Stated problem:
From the listing below, copy every line with the word "this".

-- Begin Exercise data --

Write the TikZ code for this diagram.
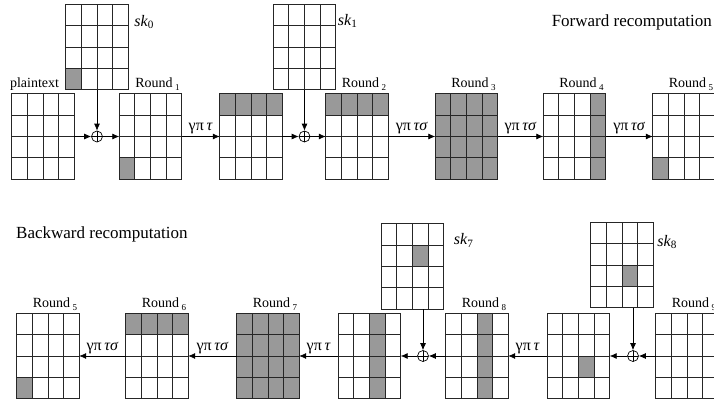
\documentclass[tikz,border=0pt]{standalone}
\usepackage{fontspec}
\setmainfont{Liberation Serif}
\usetikzlibrary{arrows.meta, positioning, calc}

% inner lines and frame of a 4x4 state
\newcommand{\cellgrid}[1]{%
  \foreach \i in {1,2,3} {
    \draw[cellline] ($(#1.north west)!\i/4!(#1.north east)$) --
      ($(#1.south west)!\i/4!(#1.south east)$);
    \draw[cellline] ($(#1.north west)!\i/4!(#1.south west)$) --
      ($(#1.north east)!\i/4!(#1.south east)$);
  }
  \draw[cellline] (#1.north west) rectangle (#1.south east);
}
% shade cells (column/row) of a state
\newcommand{\markcells}[2]{%
  \foreach \c/\r in {#2}
    \fill[cellfill] ($(#1.north west)+({(\c-1)*15.5},{-(\r-1)*21.25})$)
      rectangle ++(15.5,-21.25);
}
% lowered small index
\newcommand{\idx}[1]{\,\raisebox{-3pt}{\fontsize{9}{10}\selectfont #1}}

\begin{document}
\begin{tikzpicture}[x=1pt, y=1pt,
      font=\fontsize{14}{16}\selectfont,
      state/.style={minimum width=62pt, minimum height=85pt, inner sep=0pt},
      cellline/.style={line width=1pt, draw=black!85},
      cellfill/.style={fill=black!40},
      xorop/.style={circle, draw, line width=0.7pt, minimum size=11pt,
        inner sep=0pt, path picture={
          \draw[line width=0.6pt] (path picture bounding box.north) --
            (path picture bounding box.south)
            (path picture bounding box.west) --
            (path picture bounding box.east);}},
      arrow/.style={-{Latex[length=7pt, width=6pt]}, line width=0.7pt},
      oplab/.style={anchor=base, inner sep=0pt, yshift=6pt,
        font=\fontsize{16}{18}\selectfont},
      roundlab/.style={anchor=base east, inner sep=0pt},
      keylab/.style={anchor=base west, inner sep=0pt,
        font=\fontsize{16}{18}\selectfont},
      title/.style={inner sep=0pt, font=\fontsize{17}{20}\selectfont}
    ]
    \useasboundingbox (0,0) rectangle (714,400);
    \clip (0,0) rectangle (714,400);

    % forward row
    \node[state] (plain) at (43,263.5) {};
    \node[state] (sk0) at (97,353) {};
    \node[xorop] (xor0) at (97,263.5) {};
    \node[state] (r1) at (150.5,263.5) {};
    \node[state] (t1) at (251,263.5) {};
    \node[state] (sk1) at (304.5,353) {};
    \node[xorop] (xor1) at (304.5,263.5) {};
    \node[state] (r2) at (357,263.5) {};
    \node[state] (r3) at (466.5,263.5) {};
    \node[state] (r4) at (574.5,263.5) {};
    \node[state] (r5) at (684,263.5) {};

    % backward row
    \node[state] (b5) at (48,44) {};
    \node[state] (b6) at (157,44) {};
    \node[state] (b7) at (268,44) {};
    \node[state] (u7) at (369.5,44) {};
    \node[xorop] (xor7) at (423,44) {};
    \node[state] (sk7) at (412.5,133.5) {};
    \node[state] (b8) at (477,44) {};
    \node[state] (u8) at (578.5,44) {};
    \node[xorop] (xor8) at (633,44) {};
    \node[state] (sk8) at (622,135) {};
    \node[state] (b9) at (687,44) {};

    \markcells{sk0}{1/4}
    \markcells{r1}{1/4}
    \markcells{t1}{1/1,2/1,3/1,4/1}
    \markcells{r2}{1/1,2/1,3/1,4/1}
    \fill[cellfill] (r3.north west) rectangle (r3.south east);
    \markcells{r4}{4/1,4/2,4/3,4/4}
    \markcells{r5}{1/4}
    \markcells{b5}{1/4}
    \markcells{b6}{1/1,2/1,3/1,4/1}
    \fill[cellfill] (b7.north west) rectangle (b7.south east);
    \markcells{u7}{3/1,3/2,3/3,3/4}
    \markcells{sk7}{3/2}
    \markcells{b8}{3/1,3/2,3/3,3/4}
    \markcells{u8}{3/3}
    \markcells{sk8}{3/3}

    \foreach \s in {plain,sk0,r1,t1,sk1,r2,r3,r4,r5,b5,b6,b7,u7,sk7,b8,u8,sk8,b9}
      {\cellgrid{\s}}

    \node[anchor=base west, inner sep=0pt] (ptlab)
      at ([shift={(-2,6)}]plain.north west) {plaintext};
    \foreach \s/\n in {r1/1,r2/2,r3/3,r4/4,r5/5,b5/5,b6/6,b7/7,b8/8,b9/9}
      \node[roundlab] (lab\s) at ([shift={(-2,6)}]\s.north east)
        {Round\idx{\n}};
    \node[keylab] (sk0lab) at ([shift={(6,-22)}]sk0.north east)
      {\textit{sk}\textsubscript{0}};
    \node[keylab] (sk1lab) at ([shift={(2,-21)}]sk1.north east)
      {\textit{sk}\textsubscript{1}};
    \node[keylab] (sk7lab) at ([shift={(10,-21)}]sk7.north east)
      {\textit{sk}\textsubscript{7}};
    \node[keylab] (sk8lab) at ([shift={(4,-24)}]sk8.north east)
      {\textit{sk}\textsubscript{8}};

    \node[title, anchor=base east] (fwd) at (712,373) {Forward recomputation};
    \node[title, anchor=base west] (bwd) at (16,162) {Backward recomputation};

    \draw[arrow] (plain.east) -- (xor0);
    \draw[arrow] (sk0) -- (xor0);
    \draw[arrow] (xor0) -- (r1);
    \draw[arrow] (r1) -- node[oplab]{γπ\,\textit{τ}} (t1);
    \draw[arrow] (t1) -- (xor1);
    \draw[arrow] (sk1) -- (xor1);
    \draw[arrow] (xor1) -- (r2);
    \draw[arrow] (r2) -- node[oplab]{γπ\,\textit{τσ}} (r3);
    \draw[arrow] (r3) -- node[oplab]{γπ\,\textit{τσ}} (r4);
    \draw[arrow] (r4) -- node[oplab]{γπ\,\textit{τσ}} (r5);

    \draw[arrow] (b9) -- (xor8);
    \draw[arrow] (sk8.south -| xor8) -- (xor8);
    \draw[arrow] (xor8) -- (u8);
    \draw[arrow] (u8) -- node[oplab]{γπ\,\textit{τ}} (b8);
    \draw[arrow] (b8) -- (xor7);
    \draw[arrow] (sk7.south -| xor7) -- (xor7);
    \draw[arrow] (xor7) -- (u7);
    \draw[arrow] (u7) -- node[oplab]{γπ\,\textit{τ}} (b7);
    \draw[arrow] (b7) -- node[oplab]{γπ\,\textit{τσ}} (b6);
    \draw[arrow] (b6) -- node[oplab]{γπ\,\textit{τσ}} (b5);
  \end{tikzpicture}
\end{document}
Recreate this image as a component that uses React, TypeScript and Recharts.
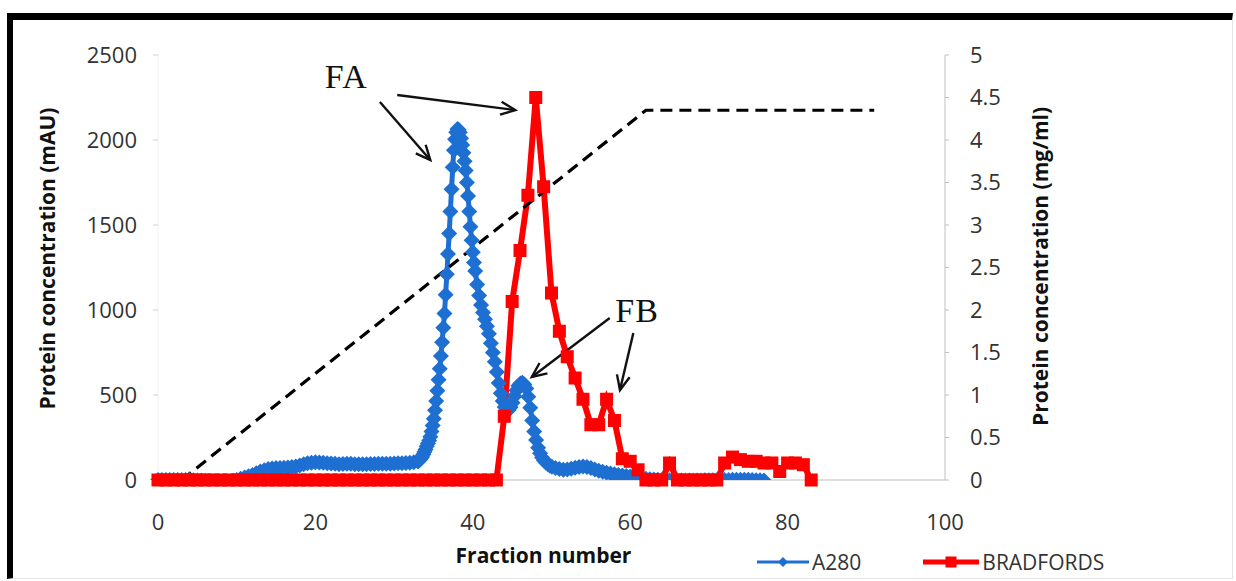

-- End Exercise data --

Task solution:
Write the TikZ code for this diagram.
Recreate this image as a component that uses React, TypeScript and Recharts.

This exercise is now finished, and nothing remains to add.